At the recent World Economic Forum in Davos, the leader of The Energy Project, Tony Schwartz asked some of the world's leading Nobel Laureates during dinner what are the biggest challenges humanity is facing. Each of the Laureates called out challenges that we’ve been familiar with for the past few decades – the ever worsening problem of pollution, the increasing numbers of the unemployed, the ever widening gap and inequality between classes, and of course the constant increase of overpopulation. Challenges we’ve faced during the last quarter of the 20th century are still haunting us, and they’re getting worse.

Apart from the common theme of the ever worsening situation that humanity is in, is the fact that these challenges have all been created by us humans, and it seems we’re still not able to solve to them.

The question we have to ask ourselves is, why? The answer that Scwhartz and the Laureates came up with was that we’ve all been so focused on the here and now that we haven’t been able to make a conscious effort of relating our actions right now to what will happen in the future.

Muhammad Yumus, an economist from Bangladesh so eloquently put it when he was quoted as saying, “Leaders don't have time for the future because they're too busy with the present."

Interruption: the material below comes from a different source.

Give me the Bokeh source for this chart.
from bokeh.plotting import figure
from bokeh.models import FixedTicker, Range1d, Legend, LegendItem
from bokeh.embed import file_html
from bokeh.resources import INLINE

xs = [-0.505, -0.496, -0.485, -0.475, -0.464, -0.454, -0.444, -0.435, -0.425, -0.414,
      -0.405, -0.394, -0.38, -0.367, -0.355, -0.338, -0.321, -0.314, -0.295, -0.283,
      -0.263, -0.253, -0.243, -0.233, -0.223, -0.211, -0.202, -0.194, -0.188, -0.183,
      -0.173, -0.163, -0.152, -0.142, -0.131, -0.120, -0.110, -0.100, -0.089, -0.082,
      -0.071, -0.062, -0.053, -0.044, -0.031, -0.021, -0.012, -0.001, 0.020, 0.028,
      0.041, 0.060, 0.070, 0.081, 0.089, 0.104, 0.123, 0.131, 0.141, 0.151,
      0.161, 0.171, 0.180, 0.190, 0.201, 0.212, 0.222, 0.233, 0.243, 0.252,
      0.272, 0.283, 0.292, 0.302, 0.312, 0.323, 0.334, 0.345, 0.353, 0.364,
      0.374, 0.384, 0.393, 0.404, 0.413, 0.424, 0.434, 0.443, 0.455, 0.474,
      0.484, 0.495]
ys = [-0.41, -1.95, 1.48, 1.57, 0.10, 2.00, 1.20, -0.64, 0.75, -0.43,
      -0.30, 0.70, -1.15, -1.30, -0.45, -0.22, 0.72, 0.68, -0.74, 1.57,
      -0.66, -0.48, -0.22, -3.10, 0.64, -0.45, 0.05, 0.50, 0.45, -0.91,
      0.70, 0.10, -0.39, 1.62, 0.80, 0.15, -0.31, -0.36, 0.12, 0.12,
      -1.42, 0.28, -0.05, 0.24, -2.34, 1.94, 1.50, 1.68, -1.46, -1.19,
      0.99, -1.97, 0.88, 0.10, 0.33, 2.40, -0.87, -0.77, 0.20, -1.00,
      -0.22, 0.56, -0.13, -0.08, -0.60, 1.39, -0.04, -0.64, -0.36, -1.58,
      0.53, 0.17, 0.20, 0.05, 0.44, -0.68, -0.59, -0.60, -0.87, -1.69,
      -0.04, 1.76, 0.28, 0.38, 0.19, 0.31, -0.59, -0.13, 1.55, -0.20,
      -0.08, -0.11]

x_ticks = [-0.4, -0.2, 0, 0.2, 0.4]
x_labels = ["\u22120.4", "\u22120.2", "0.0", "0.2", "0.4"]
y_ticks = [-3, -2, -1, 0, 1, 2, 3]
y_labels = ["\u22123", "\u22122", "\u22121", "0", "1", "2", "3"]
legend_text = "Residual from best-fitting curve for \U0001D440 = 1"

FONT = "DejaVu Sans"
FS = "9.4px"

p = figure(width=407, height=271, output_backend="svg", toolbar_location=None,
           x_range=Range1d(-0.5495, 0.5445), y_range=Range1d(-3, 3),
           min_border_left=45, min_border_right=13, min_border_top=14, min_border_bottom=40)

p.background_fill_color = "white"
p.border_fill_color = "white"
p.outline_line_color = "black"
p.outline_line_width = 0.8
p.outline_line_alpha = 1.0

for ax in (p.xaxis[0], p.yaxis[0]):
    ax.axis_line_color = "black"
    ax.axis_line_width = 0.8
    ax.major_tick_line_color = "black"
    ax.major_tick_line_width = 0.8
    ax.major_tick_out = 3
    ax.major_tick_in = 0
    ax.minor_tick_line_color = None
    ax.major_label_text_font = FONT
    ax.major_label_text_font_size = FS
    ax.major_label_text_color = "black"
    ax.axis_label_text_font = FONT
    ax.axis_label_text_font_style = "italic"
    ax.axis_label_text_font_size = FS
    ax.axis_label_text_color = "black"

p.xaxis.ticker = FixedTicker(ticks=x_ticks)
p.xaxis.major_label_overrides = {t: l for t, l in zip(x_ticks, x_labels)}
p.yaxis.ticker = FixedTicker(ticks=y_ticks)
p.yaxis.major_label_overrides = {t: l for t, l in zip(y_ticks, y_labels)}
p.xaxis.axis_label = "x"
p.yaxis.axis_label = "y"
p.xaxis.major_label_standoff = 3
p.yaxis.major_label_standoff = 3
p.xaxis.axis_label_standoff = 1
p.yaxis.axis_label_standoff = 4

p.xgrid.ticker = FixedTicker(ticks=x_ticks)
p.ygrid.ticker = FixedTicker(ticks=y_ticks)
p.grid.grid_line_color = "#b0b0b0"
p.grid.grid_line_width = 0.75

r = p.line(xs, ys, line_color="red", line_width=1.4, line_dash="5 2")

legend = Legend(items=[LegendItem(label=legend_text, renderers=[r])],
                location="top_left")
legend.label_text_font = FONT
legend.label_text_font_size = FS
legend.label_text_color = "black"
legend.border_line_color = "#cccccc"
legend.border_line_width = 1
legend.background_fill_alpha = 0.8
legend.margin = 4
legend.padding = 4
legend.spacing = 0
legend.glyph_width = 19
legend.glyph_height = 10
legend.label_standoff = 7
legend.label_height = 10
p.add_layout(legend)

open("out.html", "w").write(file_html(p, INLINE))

It seems we’ve all been so caught up in short-term effects we’ve never been able to prepare for long term success. According to Saul Perlmutter, a Nobel Prize winner and astrophysicist, “We're limited by being human. We want results fast, and we discount the future." This in addition to Schwartz noting that we humans have been ruled mainly by the primitive part of our brain the amygdale that strives for instant gratification and only respond to immediate threats.

Another example that glaringly illustrated how leaders and people are limited to dealing with short-term achievements and never thinking of long-term effects is found in our corporations. CEOs were asked whether they thought healthier and happier employees equalled higher productivity, all of course unanimously answered yes. When asked if their companies invested in making their employees healthier and happier, all unanimously answered they did invest – but very little.

Again we see that humanity is still going for the ‘more, faster, now’ myopic approach demanded by the amygdala. This, even after three Harvard researchers found that each dollar invested in wellness programs yielded $3.27 dollars in savings.

So how do we counter the primitive part of our brain and proceed to the next step in evolution? We should use our pre-frontal cortex more to counter the amygdala. Our pre-frontal cortex will help us in deducing the future consequences of our current actions and focus more on sacrificing near-term gains to obtain bigger future earnings.

But how will we do it? How do we become less myopic in our vision? Well, Richard Davidson and Tania Singer found that human brains can achieve extreme plasticity. This really means we can ‘train’ ourselves to look for future success instead of primitively giving in to the urge of instant gratification.
Instead of being interested in “ Immediate Satisfaction” we should concentrate more on “ Delayed Gratification”

Humanity has hope, it isn’t trapped in Pandora’s Box but trapped within each human being.
As Tony Schwartz said in Davos, he found that “to transform the world, we must first transform ourselves.”